This may seem to be a jokey piece, but in fact there is a very serious message. It’s all about how to prepare for IELTS. I concentrate on writing here, but in truth this article relates to all the IELTS modules. The basic message is that the best way to prepare for the exam may not be to practise, practise, practise, but to practise your English language skills with a real purpose. To see what I mean, try this very short quiz:
Lionel Messi – IELTS band 9?
Who’s the best footballer in the world today? Well, I’m going to guess a lot of people would say Lionel Messi. The question is would you like to write English the way he plays football? I would. So let’s try a thought experiment: how would Lionel Messi prepare for IELTS essays? Improbable perhaps. But you never know, he may one day choose to play for Manchester United.
Step number one.
Football is a skill, so surely just as you learn to play football by playing football, so you learn to write essays by writing essays. Easy. Well, actually no: it’s a bit more complicated than that. Take a look at this video
Is Lionel playing football? Yes he is. But what he’s really doing is training with a football practising his skills. Note also how he spends time doing the boring stuff like running up and down. What he isn’t doing is playing a full match. Do you think it’s possible that one reason he’s so good is that he spends time on those skills?.Seems quite likely to me.
Step number two
Language like football is skills based. How do you think Lionel Messi would prepare for IELTS essays? Would he practise by writing essay after essay – concentrating on finishing in 40 minutes? Or would he practise his writing skills?
A practical suggestion
If like me you think that the skills come first, I’ll make a modest suggestion: practise writing paragraphs, don’t concentrate on writing essay after essay. That way your writing skills will improve and in time you will be writing excellent essays. An IELTS essay is after all really just a collection of paragraphs. And as you write your paragraphs, think of coherence and cohesion: that is the writing equivalent of dribbling.

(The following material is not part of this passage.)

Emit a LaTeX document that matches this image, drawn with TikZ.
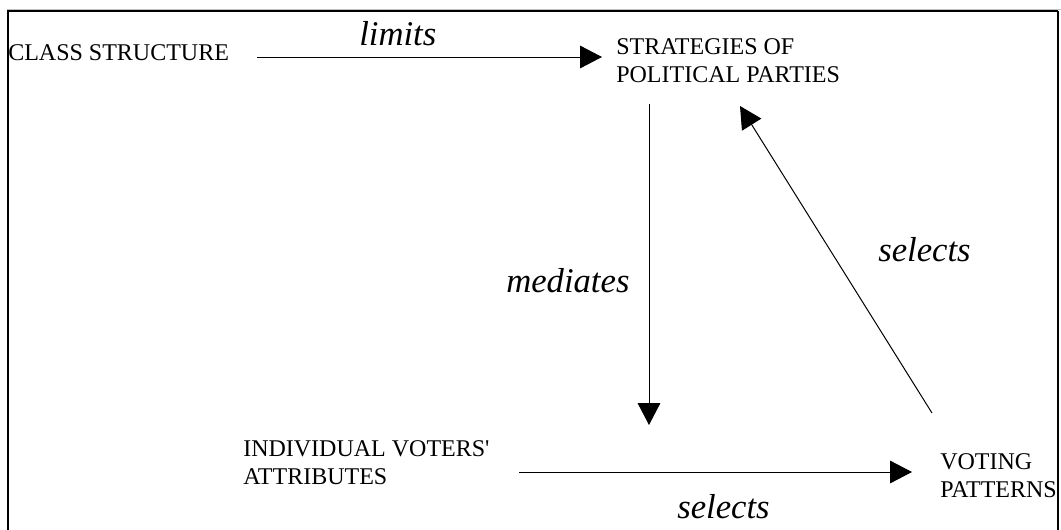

Coherence is the forgotten skill in IELTS writing: it’s not all about grammar and vocabulary. To read more about it, try coherence.

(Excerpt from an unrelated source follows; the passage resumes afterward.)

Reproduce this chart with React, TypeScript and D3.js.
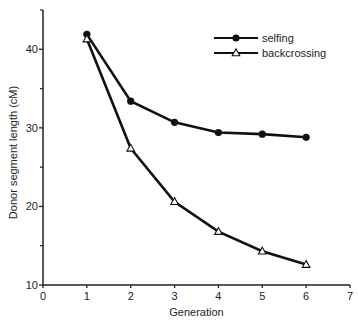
import React from "react";
import * as d3 from "d3";

const generations = [1, 2, 3, 4, 5, 6];
const selfing = [41.9, 33.4, 30.7, 29.4, 29.2, 28.8];
const backcrossing = [41.3, 27.4, 20.6, 16.8, 14.3, 12.6];
const xTicks = [0, 1, 2, 3, 4, 5, 6, 7];
const yMajor = [10, 20, 30, 40];
const yMinor = [15, 25, 35, 45];

const W = 358, H = 321;
const x = d3.scaleLinear().domain([0, 7]).range([43, 350]);
const y = d3.scaleLinear().domain([10, 45]).range([285, 10]);
const line = d3.line<[number, number]>().x(d => x(d[0])).y(d => y(d[1]));
const font = "'Liberation Sans', Arial, sans-serif";

function tri(cx: number, cy: number, s = 4) {
  return `M${cx},${cy - s}L${cx + s * 0.95},${cy + s * 0.7}L${cx - s * 0.95},${cy + s * 0.7}Z`;
}

export default function App() {
  const sPts = generations.map((g, i) => [g, selfing[i]] as [number, number]);
  const bPts = generations.map((g, i) => [g, backcrossing[i]] as [number, number]);
  return (
    <svg width={W} height={H} style={{ position: "absolute", left: 0, top: 0, background: "#fff" }} fontFamily={font}>
      {/* axes */}
      <line x1={x(0)} x2={x(0)} y1={y(45)} y2={y(10)} stroke="#222" strokeWidth={1.5} />
      <line x1={x(0)} x2={x(7)} y1={y(10)} y2={y(10)} stroke="#222" strokeWidth={1.5} />
      {yMajor.map(v => (
        <g key={v}>
          <line x1={x(0) - 4} x2={x(0)} y1={y(v)} y2={y(v)} stroke="#222" strokeWidth={1.3} />
          <text x={x(0) - 5} y={y(v)} dy="0.35em" textAnchor="end" fontSize={11} fill="#222">{v}</text>
        </g>
      ))}
      {yMinor.map(v => (
        <line key={v} x1={x(0) - 3} x2={x(0)} y1={y(v)} y2={y(v)} stroke="#222" strokeWidth={1.2} />
      ))}
      {xTicks.map(v => (
        <g key={v}>
          <line x1={x(v)} x2={x(v)} y1={y(10)} y2={y(10) + 3} stroke="#222" strokeWidth={1.3} />
          <text x={x(v)} y={y(10) + 15} textAnchor="middle" fontSize={11} fill="#222">{v}</text>
        </g>
      ))}
      <text x={(x(0) + x(7)) / 2} y={316} textAnchor="middle" fontSize={11} fill="#222">Generation</text>
      <text transform={`translate(17,${(y(10) + y(45)) / 2 + 5}) rotate(-90)`} textAnchor="middle" fontSize={11} fill="#222">Donor segment length (cM)</text>
      {/* series */}
      <path d={line(sPts) || ""} fill="none" stroke="#111" strokeWidth={2.6} />
      <path d={line(bPts) || ""} fill="none" stroke="#111" strokeWidth={2.6} />
      {sPts.map((p, i) => (
        <circle key={i} cx={x(p[0])} cy={y(p[1])} r={3.6} fill="#111" />
      ))}
      {bPts.map((p, i) => (
        <path key={i} d={tri(x(p[0]), y(p[1]))} fill="#fff" stroke="#111" strokeWidth={1.1} />
      ))}
      {/* legend */}
      <line x1={214} x2={258} y1={38} y2={38} stroke="#111" strokeWidth={2.2} />
      <circle cx={236} cy={38} r={3.6} fill="#111" />
      <text x={262} y={38} dy="0.35em" fontSize={11} fill="#222">selfing</text>
      <line x1={214} x2={258} y1={53} y2={53} stroke="#111" strokeWidth={2.2} />
      <path d={tri(236, 53)} fill="#fff" stroke="#111" strokeWidth={1.1} />
      <text x={262} y={53} dy="0.35em" fontSize={11} fill="#222">backcrossing</text>
    </svg>
  );
}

Another practical suggestion
Here’s another idea for you. Don’t practise writing all your essays in 40 minutes. I know that’s what you need to do in the exam, but that does not mean you must write all your essays before the exam in 40 minutes. Indeed, if you do, what may happen is that your writing skills do not improve.
Rather the suggestion is that you start by writing a good essay in 60 minutes, then in 58 minutes, then in 56 minutes and so on. This way you will soon learn to write a good essay in 40 minutes. It may take a little time, but your writing skills will improve.